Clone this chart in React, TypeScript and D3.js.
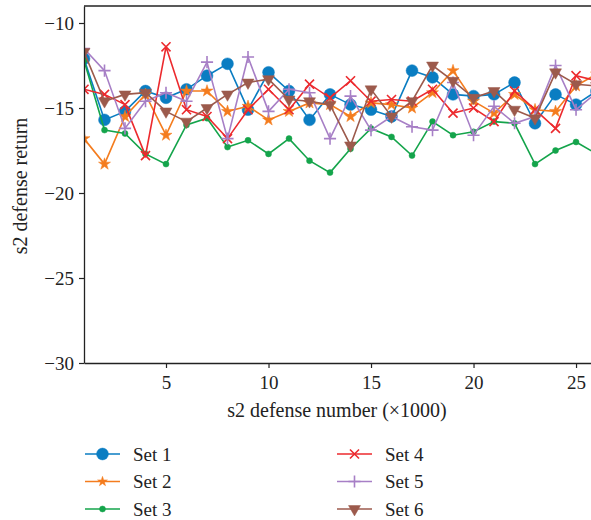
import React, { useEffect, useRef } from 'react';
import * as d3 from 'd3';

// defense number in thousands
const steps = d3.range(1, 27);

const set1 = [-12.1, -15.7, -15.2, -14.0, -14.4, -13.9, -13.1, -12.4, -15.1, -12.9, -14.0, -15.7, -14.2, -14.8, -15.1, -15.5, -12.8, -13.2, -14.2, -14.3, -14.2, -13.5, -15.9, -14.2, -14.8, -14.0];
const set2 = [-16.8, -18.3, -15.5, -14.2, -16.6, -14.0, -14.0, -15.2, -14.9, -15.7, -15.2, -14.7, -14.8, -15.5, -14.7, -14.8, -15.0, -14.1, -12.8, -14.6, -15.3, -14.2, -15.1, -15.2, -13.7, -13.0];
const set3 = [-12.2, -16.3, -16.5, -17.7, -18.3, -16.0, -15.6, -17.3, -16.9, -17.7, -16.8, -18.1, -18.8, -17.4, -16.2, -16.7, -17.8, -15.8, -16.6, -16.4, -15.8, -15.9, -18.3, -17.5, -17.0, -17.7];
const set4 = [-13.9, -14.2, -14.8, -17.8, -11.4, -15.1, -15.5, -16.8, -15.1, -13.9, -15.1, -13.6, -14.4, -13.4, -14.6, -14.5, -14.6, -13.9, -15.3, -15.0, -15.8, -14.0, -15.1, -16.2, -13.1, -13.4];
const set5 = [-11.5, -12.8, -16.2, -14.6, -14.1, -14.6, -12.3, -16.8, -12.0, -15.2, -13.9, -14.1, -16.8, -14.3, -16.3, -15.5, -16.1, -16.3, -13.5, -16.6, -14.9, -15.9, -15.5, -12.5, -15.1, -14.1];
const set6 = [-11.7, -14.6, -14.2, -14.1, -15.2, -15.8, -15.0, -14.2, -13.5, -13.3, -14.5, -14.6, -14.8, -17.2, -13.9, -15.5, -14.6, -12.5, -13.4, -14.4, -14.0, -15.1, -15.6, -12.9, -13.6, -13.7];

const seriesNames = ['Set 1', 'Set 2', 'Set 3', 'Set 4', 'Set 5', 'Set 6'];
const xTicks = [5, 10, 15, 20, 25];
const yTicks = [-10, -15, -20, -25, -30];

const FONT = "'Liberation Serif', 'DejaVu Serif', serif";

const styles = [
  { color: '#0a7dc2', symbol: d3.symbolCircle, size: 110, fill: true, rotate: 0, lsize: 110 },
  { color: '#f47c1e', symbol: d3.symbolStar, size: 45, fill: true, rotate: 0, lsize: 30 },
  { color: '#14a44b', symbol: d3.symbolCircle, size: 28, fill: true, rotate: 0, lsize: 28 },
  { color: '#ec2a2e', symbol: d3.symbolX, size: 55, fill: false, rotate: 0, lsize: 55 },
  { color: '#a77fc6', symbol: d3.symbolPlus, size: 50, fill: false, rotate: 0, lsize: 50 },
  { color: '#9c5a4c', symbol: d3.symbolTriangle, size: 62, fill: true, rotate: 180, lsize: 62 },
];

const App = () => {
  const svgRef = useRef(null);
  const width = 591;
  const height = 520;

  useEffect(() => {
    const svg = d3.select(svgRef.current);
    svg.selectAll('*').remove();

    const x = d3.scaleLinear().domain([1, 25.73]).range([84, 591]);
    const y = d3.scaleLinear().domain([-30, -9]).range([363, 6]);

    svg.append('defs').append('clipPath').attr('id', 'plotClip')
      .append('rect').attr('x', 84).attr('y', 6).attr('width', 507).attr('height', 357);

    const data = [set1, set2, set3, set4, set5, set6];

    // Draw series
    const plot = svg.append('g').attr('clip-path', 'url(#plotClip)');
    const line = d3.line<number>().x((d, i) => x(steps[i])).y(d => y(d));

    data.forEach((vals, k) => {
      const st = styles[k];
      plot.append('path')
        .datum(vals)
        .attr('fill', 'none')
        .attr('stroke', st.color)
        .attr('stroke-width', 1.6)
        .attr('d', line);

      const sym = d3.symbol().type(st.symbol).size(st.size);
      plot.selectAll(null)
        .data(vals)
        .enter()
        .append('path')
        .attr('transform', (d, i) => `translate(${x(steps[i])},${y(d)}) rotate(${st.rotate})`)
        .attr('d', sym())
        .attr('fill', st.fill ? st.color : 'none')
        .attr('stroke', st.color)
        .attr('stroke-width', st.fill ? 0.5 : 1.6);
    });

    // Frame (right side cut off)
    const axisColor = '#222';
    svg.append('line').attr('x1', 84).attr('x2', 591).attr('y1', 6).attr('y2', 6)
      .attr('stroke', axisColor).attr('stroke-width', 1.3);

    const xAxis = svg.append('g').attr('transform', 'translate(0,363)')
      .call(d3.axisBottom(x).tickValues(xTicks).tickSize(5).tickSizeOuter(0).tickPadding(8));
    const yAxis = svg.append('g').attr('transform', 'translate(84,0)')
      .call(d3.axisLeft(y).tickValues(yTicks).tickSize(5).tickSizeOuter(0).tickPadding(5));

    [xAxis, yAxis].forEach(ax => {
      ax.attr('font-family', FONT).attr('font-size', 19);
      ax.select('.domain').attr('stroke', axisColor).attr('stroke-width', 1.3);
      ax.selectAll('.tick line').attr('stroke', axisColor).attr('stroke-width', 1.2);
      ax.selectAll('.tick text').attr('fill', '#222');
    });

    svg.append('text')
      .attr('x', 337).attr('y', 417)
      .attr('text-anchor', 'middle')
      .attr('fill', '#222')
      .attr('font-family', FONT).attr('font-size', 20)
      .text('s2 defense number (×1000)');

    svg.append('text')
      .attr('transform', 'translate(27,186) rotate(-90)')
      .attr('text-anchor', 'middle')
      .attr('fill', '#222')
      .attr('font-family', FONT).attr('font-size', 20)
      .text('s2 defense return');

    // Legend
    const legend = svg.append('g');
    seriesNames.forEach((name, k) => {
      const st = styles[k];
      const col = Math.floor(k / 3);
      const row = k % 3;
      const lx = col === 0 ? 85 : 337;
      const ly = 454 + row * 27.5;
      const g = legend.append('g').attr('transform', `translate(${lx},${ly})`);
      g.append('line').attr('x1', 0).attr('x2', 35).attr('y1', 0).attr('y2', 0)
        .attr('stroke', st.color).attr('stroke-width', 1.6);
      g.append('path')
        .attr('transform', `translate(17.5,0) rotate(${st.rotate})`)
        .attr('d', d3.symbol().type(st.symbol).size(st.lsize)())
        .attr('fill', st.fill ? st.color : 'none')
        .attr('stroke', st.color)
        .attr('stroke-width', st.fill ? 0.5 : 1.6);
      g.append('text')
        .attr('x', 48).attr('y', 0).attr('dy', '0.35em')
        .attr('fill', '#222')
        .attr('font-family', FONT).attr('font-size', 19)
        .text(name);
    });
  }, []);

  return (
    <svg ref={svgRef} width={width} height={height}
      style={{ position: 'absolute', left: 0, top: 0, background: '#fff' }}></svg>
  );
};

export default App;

━━━━━━━━━━━━━━━━

_WHAT THE TASK REQUIRES_: Pictures stay out. Print the data exactly, from its first line through the line containing "const steps = d3.range(1, 27);".

_TASK RESPONSE_:
Clone this chart in React, TypeScript and D3.js.
import React, { useEffect, useRef } from 'react';
import * as d3 from 'd3';

// defense number in thousands
const steps = d3.range(1, 27);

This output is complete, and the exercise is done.